Ma l’impressione è che l’Anm abbia voluto fare emergere la maggioranza parlamentare «informale» che sta dietro alla riforma. Quando si esprime per iscritto «delusione» per le misure di Palazzo Chigi, e si parla di una riforma punteggiata da «norme punitive ispirate a logiche del passato», sembra quasi che l’Anm rimproveri a Matteo Renzi di avere seguito una logica berlusconiana. Non solo. Il presidente del Consiglio è accusato di avere seminato «dichiarazioni e slogan che vogliono dissimulare, con esibita enfasi, diversi cedimenti e timidezze». È vero: l’Associazione è una sorta di sindacato, e con i rappresentanti delle categorie Palazzo Chigi non intrattiene buoni rapporti, in tempi di tagli dovuti alla crisi economica.

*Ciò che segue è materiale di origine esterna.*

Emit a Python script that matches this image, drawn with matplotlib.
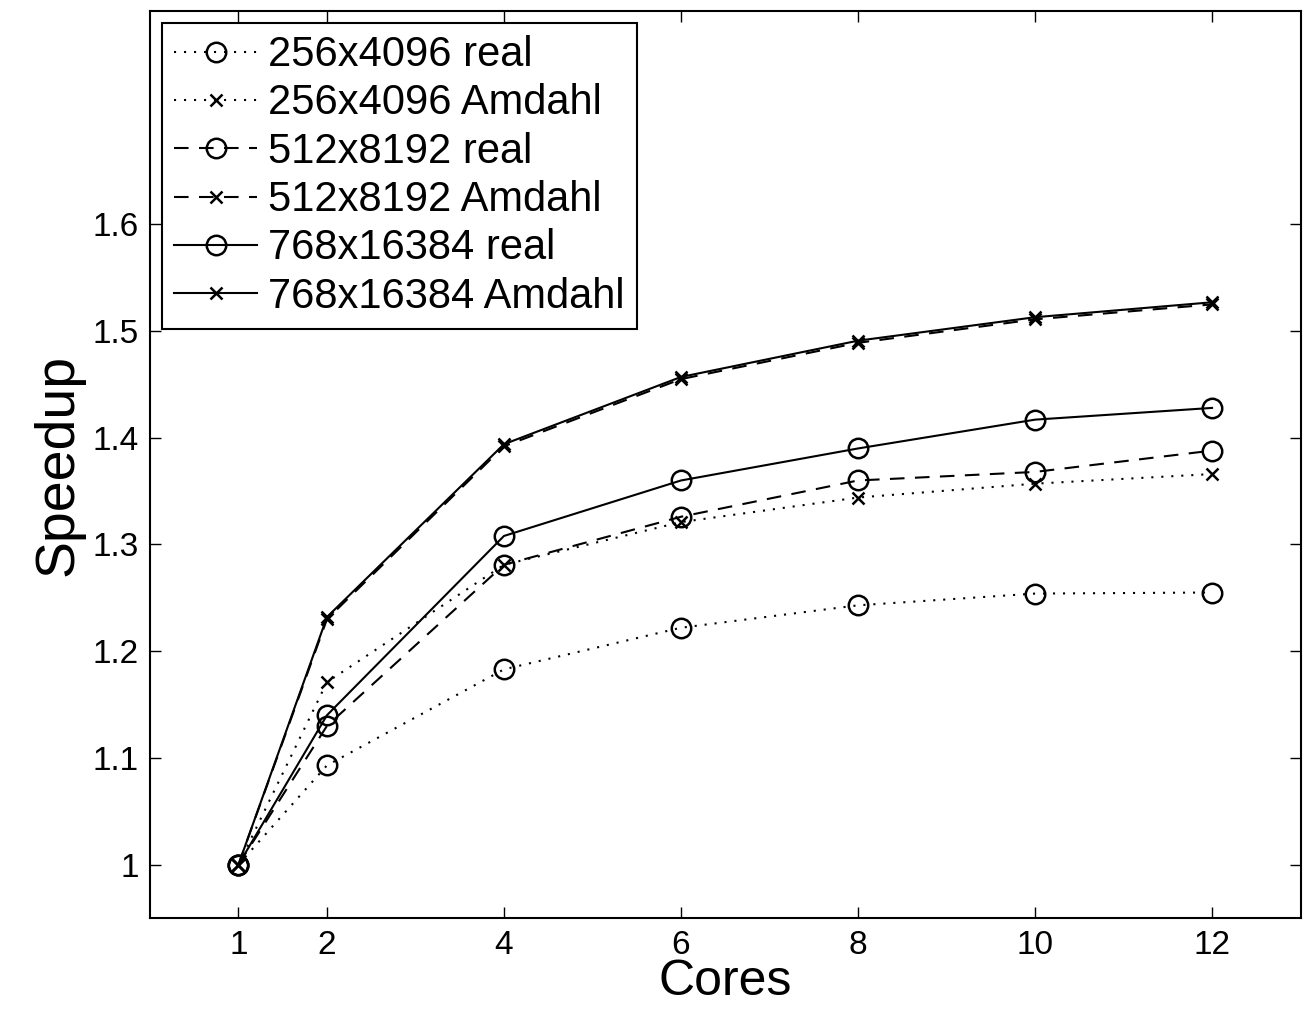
import matplotlib
matplotlib.use("Agg")
import matplotlib.pyplot as plt

plt.rcParams['font.family'] = ['Liberation Sans', 'DejaVu Sans']

# datos
cores = [1, 2, 4, 6, 8, 10, 12]
real_256 = [1.0, 1.093, 1.183, 1.222, 1.243, 1.254, 1.255]
amdahl_256 = [1.0, 1.171, 1.281, 1.321, 1.344, 1.357, 1.366]
real_512 = [1.0, 1.130, 1.281, 1.326, 1.360, 1.368, 1.388]
amdahl_512 = [1.0, 1.230, 1.392, 1.455, 1.489, 1.511, 1.525]
real_768 = [1.0, 1.140, 1.308, 1.360, 1.390, 1.417, 1.428]
amdahl_768 = [1.0, 1.232, 1.394, 1.457, 1.491, 1.513, 1.527]

etiquetas = ["256x4096 real", "256x4096 Amdahl", "512x8192 real",
             "512x8192 Amdahl", "768x16384 real", "768x16384 Amdahl"]
xticks = [1, 2, 4, 6, 8, 10, 12]
yticks = [1, 1.1, 1.2, 1.3, 1.4, 1.5, 1.6]
yticklabels = ["1", "1.1", "1.2", "1.3", "1.4", "1.5", "1.6"]

punteado = (0, (1, 3.8))
rayado = (0, (7, 5))

fig = plt.figure(figsize=(13.05, 10.16), dpi=100)
ax = fig.add_axes([0.1149, 0.0965, 0.9966 - 0.1149, 0.9892 - 0.0965])

series = [
    (real_256, punteado, 'o'),
    (amdahl_256, punteado, 'x'),
    (real_512, rayado, 'o'),
    (amdahl_512, rayado, 'x'),
    (real_768, '-', 'o'),
    (amdahl_768, '-', 'x'),
]
for (valores, estilo, marca), nombre in zip(series, etiquetas):
    ms = 14 if marca == 'o' else 9
    ax.plot(cores, valores, linestyle=estilo, marker=marca, color='black',
            linewidth=1.5, markersize=ms, markerfacecolor='none',
            markeredgewidth=1.8, label=nombre)

ax.set_xlim(0, 13)
ax.set_ylim(0.95, 1.8)
ax.set_xticks(xticks)
ax.set_yticks(yticks)
ax.set_yticklabels(yticklabels)
ax.tick_params(direction='in', length=8, width=1, top=True, right=True,
               labelsize=24)
ax.tick_params(axis='x', pad=9)
ax.tick_params(axis='y', pad=8)
for s in ax.spines.values():
    s.set_linewidth(1.5)

ax.set_xlabel("Cores", fontsize=36, labelpad=-2)
ax.set_ylabel("Speedup", fontsize=40, labelpad=6)

leg = ax.legend(loc='upper left', fontsize=30, frameon=True, fancybox=False,
                framealpha=1, edgecolor='black', borderaxespad=0.28,
                handlelength=2.0, handletextpad=0.25, labelspacing=0.2,
                borderpad=0.3, numpoints=1)
leg.get_frame().set_linewidth(1.5)

plt.savefig("out.png", dpi=100)
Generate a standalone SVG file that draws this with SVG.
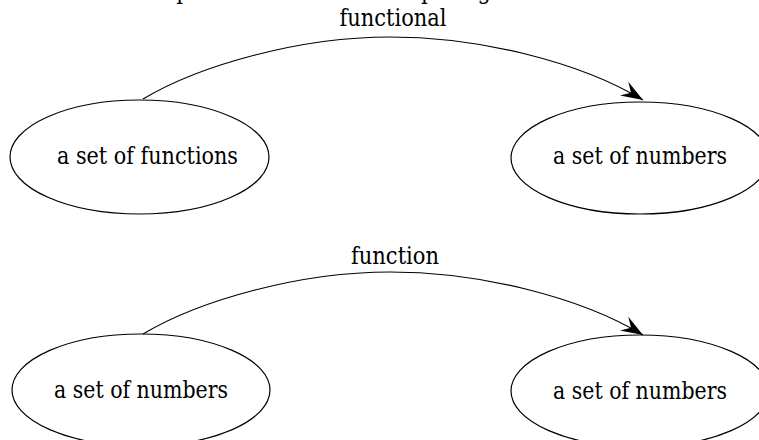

Forse, però, definire «un grave insulto» la decisione governativa di diminuire le ferie dei magistrati, ridotte nelle intenzioni da 46 a 25 giorni annui, non è il terreno migliore sul quale incontrare il sostegno dell’opinione pubblica. Non a caso, alcuni senatori del Pd hanno definito «incredibile» una rivolta della categoria per l’annuncio di Renzi sulle loro ferie. «I privilegi devono finire per tutti». E a ruota, da FI sono partiti altrettanti strali contro una protesta che, a sentire la portavoce berlusconiana alla Camera, Mara Carfagna, «fa sorgere il dubbio che l’unico obiettivo sia di difendere antichi e anacronistici privilegi».
Si tratta di uno scontro che segue di pochi giorni quello tra il premier ed i sindacati delle forze dell’ordine; e che conferma quanto sarà complicato seguire la strategia teorizzata da Renzi, di governare scontentando il meno possibile. «Non sono ottimista, più o meno balliamo intorno allo zero, non è sufficiente per ripartire. È lo stop alla caduta ma non la ripartenza», ha ammesso ieri sera in tv. E per quanto il suo sogno sia quello di eliminare «la cultura del piagnisteo» e di «mandare a letto gli italiani con fiducia nel futuro dell’Italia», nemmeno lui riesce ad offrire al Paese un antidoto all’incertezza.
Lo iato tra quanto si propone di fare e la realtà economica è piuttosto vistoso, e preoccupante, anche. Le sue ironie sui «professionisti delle tartine» che organizzano convegni solo per criticare il governo, gli servono per polemizzare con quanti a sua avviso non vogliono provare a cambiare. Le frecciate contro i banchieri «ai quali non sto simpatico» rientrano in questa narrativa che contribuisce alla sua popolarità; e che finora ha pagato. Le stesse dimissioni del commissario per i tagli alla spesa, Carlo Cottarelli, confermate ieri da Renzi, sono state frenate. «Gli ho chiesto di aspettare la finanziaria se no dai l’impressione che non si può fare». È una preoccupazione giusta. Ma forse anche il segno di una inconfessabile fragilità.